Given data →
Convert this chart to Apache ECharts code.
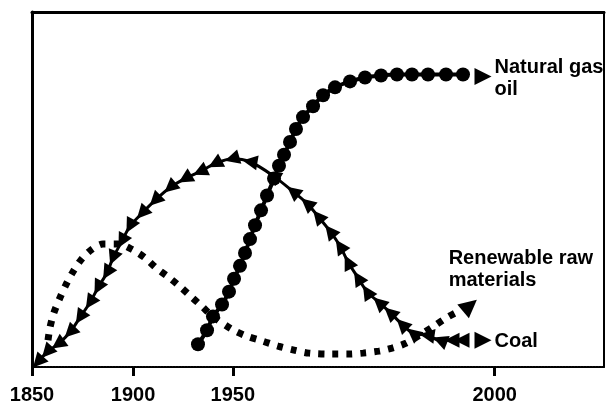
<!DOCTYPE html>
<html><head><meta charset="utf-8">
<script src="https://cdn.jsdelivr.net/npm/echarts@6/dist/echarts.min.js"></script>
<style>html,body{margin:0;padding:0;background:#fff}#c{width:606px;height:405px}</style>
</head><body><div id="c"></div><script>
// x axis is drawn in relative position units (0..100); the reference axis is not linear in years
const tickPositions = [0, 17.66, 35.1, 80.9];
const tickLabels = ['1850', '1900', '1950', '2000'];

const coalX = [1.05,2.62,4.55,6.64,8.39,10.14,11.54,13.11,14.16,15.73,17.13,19.23,21.50,24.13,26.75,29.37,31.99,34.97,38.11,42.13,45.63,48.08,50.00,52.10,53.85,55.25,57.00,58.57,60.67,62.59,64.69,66.61,69.06,71.33,73.43,75.17];
const coalY = [1.40,4.19,6.42,9.78,13.97,18.16,22.35,26.54,30.73,35.47,39.66,43.30,46.93,50.56,53.07,55.03,57.26,58.66,57.82,53.91,49.44,46.09,42.46,38.27,34.08,29.61,25.14,21.23,18.16,15.36,12.01,9.50,8.94,7.54,7.54,7.54];

const oilX = [29.02,30.60,31.64,33.22,34.44,35.32,36.36,37.24,38.11,38.99,40.04,41.09,42.31,43.18,44.06,45.11,46.15,47.38,49.13,50.88,52.97,55.60,58.22,61.02,63.81,66.43,69.23,72.38,75.35];
const oilY = [6.42,10.34,14.25,17.60,21.23,24.86,28.49,32.12,36.03,39.94,44.13,48.32,53.07,56.70,59.78,63.41,67.04,70.39,73.46,76.54,78.77,80.45,81.56,82.12,82.40,82.40,82.40,82.40,82.40];

const renewX = [2.80,3.15,3.85,4.90,5.94,7.17,8.57,10.31,12.41,15.04,17.66,19.76,21.68,23.78,25.70,27.62,29.55,31.64,34.97,37.59,40.39,43.01,45.80,48.43,52.45,55.25,57.87,60.67,62.94,65.39,68.01,70.46,72.55,74.48];
const renewY = [7.54,11.17,15.36,19.55,23.18,26.82,30.17,32.96,34.64,34.64,32.96,30.73,27.93,25.42,22.91,20.11,17.32,14.25,10.61,8.66,7.26,5.87,4.75,3.91,3.63,3.63,3.91,4.47,5.31,6.70,9.22,11.73,13.97,15.64];

const endNames = ['Natural gas\noil', 'Renewable raw\nmaterials', 'Coal'];
const endX = [78.85, 76.57, 78.85];
const endY = [81.84, 17.32, 7.54];

const zip = (xs, ys) => xs.map((x, i) => [x, ys[i]]);
const coalData = zip(coalX, coalY);

// triangle orientation follows the curve (pointing backwards along it)
const PXU = 5.72, PYU = 3.58;
function coalRotate(value, params) {
  const i = params.dataIndex;
  let a, b;
  if (i > 0) { a = coalData[i - 1]; b = coalData[i]; }
  else { b = coalData[0]; const n = coalData[1]; a = [2*b[0]-n[0], 2*b[1]-n[1]]; }
  const th = Math.atan2((a[1] - b[1]) * PYU, (a[0] - b[0]) * PXU) * 180 / Math.PI;
  return th - 90;
}

const font = '"Liberation Sans", Arial, sans-serif';
const endStyles = [
  { rot: -90, size: 17, label: { position: 'right', offset: [-1, 2] } },
  { rot: -50, size: 18, label: { position: 'right', offset: [-38, -36] } },
  { rot: -90, size: 17, label: { position: 'right', offset: [-1, 1] } }
];
const endData = endNames.map((n, i) => ({
  value: [endX[i], endY[i]],
  name: n,
  symbolRotate: endStyles[i].rot,
  symbolSize: endStyles[i].size,
  label: Object.assign({ show: true, formatter: n, distance: 4 }, endStyles[i].label)
}));

const chart = echarts.init(document.getElementById('c'), null, { renderer: 'canvas' });
chart.setOption({
  animation: false,
  backgroundColor: '#fff',
  grid: { left: 32, right: 2, top: 12, bottom: 35, containLabel: false },
  xAxis: [{
    type: 'value', min: 0, max: 100, position: 'bottom',
    axisLine: { show: true, onZero: false, lineStyle: { color: '#000', width: 2, type: [2, 1] } },
    axisTick: { show: true, customValues: tickPositions, length: 9, lineStyle: { color: '#000', width: 3 } },
    axisLabel: {
      show: true, customValues: tickPositions, margin: 18,
      color: '#000', fontFamily: font, fontWeight: 'bold', fontSize: 20,
      formatter: v => { let k = 0, d = 1e9; tickPositions.forEach((p, i) => { if (Math.abs(p - v) < d) { d = Math.abs(p - v); k = i; } }); return tickLabels[k]; }
    },
    splitLine: { show: false }
  }, {
    type: 'value', min: 0, max: 100, position: 'top',
    axisLine: { show: true, onZero: false, lineStyle: { color: '#000', width: 3 } },
    axisTick: { show: false }, axisLabel: { show: false }, splitLine: { show: false }
  }],
  yAxis: [{
    type: 'value', min: 0, max: 100, position: 'left',
    axisLine: { show: true, onZero: false, lineStyle: { color: '#000', width: 3 } },
    axisTick: { show: false }, axisLabel: { show: false }, splitLine: { show: false }
  }, {
    type: 'value', min: 0, max: 100, position: 'right',
    axisLine: { show: true, onZero: false, lineStyle: { color: '#000', width: 2 } },
    axisTick: { show: false }, axisLabel: { show: false }, splitLine: { show: false }
  }],
  series: [{
    type: 'line', name: 'Renewable raw materials', data: zip(renewX, renewY),
    symbol: 'none', smooth: 0.3,
    lineStyle: { color: '#000', width: 7, type: [6, 8], cap: 'butt' }
  }, {
    type: 'line', name: 'Coal', data: coalData,
    symbol: 'triangle', symbolSize: 15, symbolRotate: coalRotate, smooth: 0.3,
    itemStyle: { color: '#000', opacity: 1 },
    lineStyle: { color: '#000', width: 3 }
  }, {
    type: 'line', name: 'Natural gas oil', data: zip(oilX, oilY),
    symbol: 'circle', symbolSize: 14, smooth: 0.3,
    itemStyle: { color: '#000', opacity: 1 },
    lineStyle: { color: '#000', width: 4 }
  }, {
    type: 'scatter', name: 'ends', data: endData, symbol: 'triangle',
    itemStyle: { color: '#000', opacity: 1 },
    label: { color: '#000', opacity: 1, fontFamily: font, fontWeight: 'bold', fontSize: 20, lineHeight: 22 }
  }]
});
</script></body></html>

Stated goal → Restate each line from the start of the listing through the line bearing "const coalData = zip(coalX, coalY);" word for word. Drop the pictures.

The output →
Convert this chart to Apache ECharts code.
<!DOCTYPE html>
<html><head><meta charset="utf-8">
<script src="https://cdn.jsdelivr.net/npm/echarts@6/dist/echarts.min.js"></script>
<style>html,body{margin:0;padding:0;background:#fff}#c{width:606px;height:405px}</style>
</head><body><div id="c"></div><script>
// x axis is drawn in relative position units (0..100); the reference axis is not linear in years
const tickPositions = [0, 17.66, 35.1, 80.9];
const tickLabels = ['1850', '1900', '1950', '2000'];

const coalX = [1.05,2.62,4.55,6.64,8.39,10.14,11.54,13.11,14.16,15.73,17.13,19.23,21.50,24.13,26.75,29.37,31.99,34.97,38.11,42.13,45.63,48.08,50.00,52.10,53.85,55.25,57.00,58.57,60.67,62.59,64.69,66.61,69.06,71.33,73.43,75.17];
const coalY = [1.40,4.19,6.42,9.78,13.97,18.16,22.35,26.54,30.73,35.47,39.66,43.30,46.93,50.56,53.07,55.03,57.26,58.66,57.82,53.91,49.44,46.09,42.46,38.27,34.08,29.61,25.14,21.23,18.16,15.36,12.01,9.50,8.94,7.54,7.54,7.54];

const oilX = [29.02,30.60,31.64,33.22,34.44,35.32,36.36,37.24,38.11,38.99,40.04,41.09,42.31,43.18,44.06,45.11,46.15,47.38,49.13,50.88,52.97,55.60,58.22,61.02,63.81,66.43,69.23,72.38,75.35];
const oilY = [6.42,10.34,14.25,17.60,21.23,24.86,28.49,32.12,36.03,39.94,44.13,48.32,53.07,56.70,59.78,63.41,67.04,70.39,73.46,76.54,78.77,80.45,81.56,82.12,82.40,82.40,82.40,82.40,82.40];

const renewX = [2.80,3.15,3.85,4.90,5.94,7.17,8.57,10.31,12.41,15.04,17.66,19.76,21.68,23.78,25.70,27.62,29.55,31.64,34.97,37.59,40.39,43.01,45.80,48.43,52.45,55.25,57.87,60.67,62.94,65.39,68.01,70.46,72.55,74.48];
const renewY = [7.54,11.17,15.36,19.55,23.18,26.82,30.17,32.96,34.64,34.64,32.96,30.73,27.93,25.42,22.91,20.11,17.32,14.25,10.61,8.66,7.26,5.87,4.75,3.91,3.63,3.63,3.91,4.47,5.31,6.70,9.22,11.73,13.97,15.64];

const endNames = ['Natural gas\noil', 'Renewable raw\nmaterials', 'Coal'];
const endX = [78.85, 76.57, 78.85];
const endY = [81.84, 17.32, 7.54];

const zip = (xs, ys) => xs.map((x, i) => [x, ys[i]]);
const coalData = zip(coalX, coalY);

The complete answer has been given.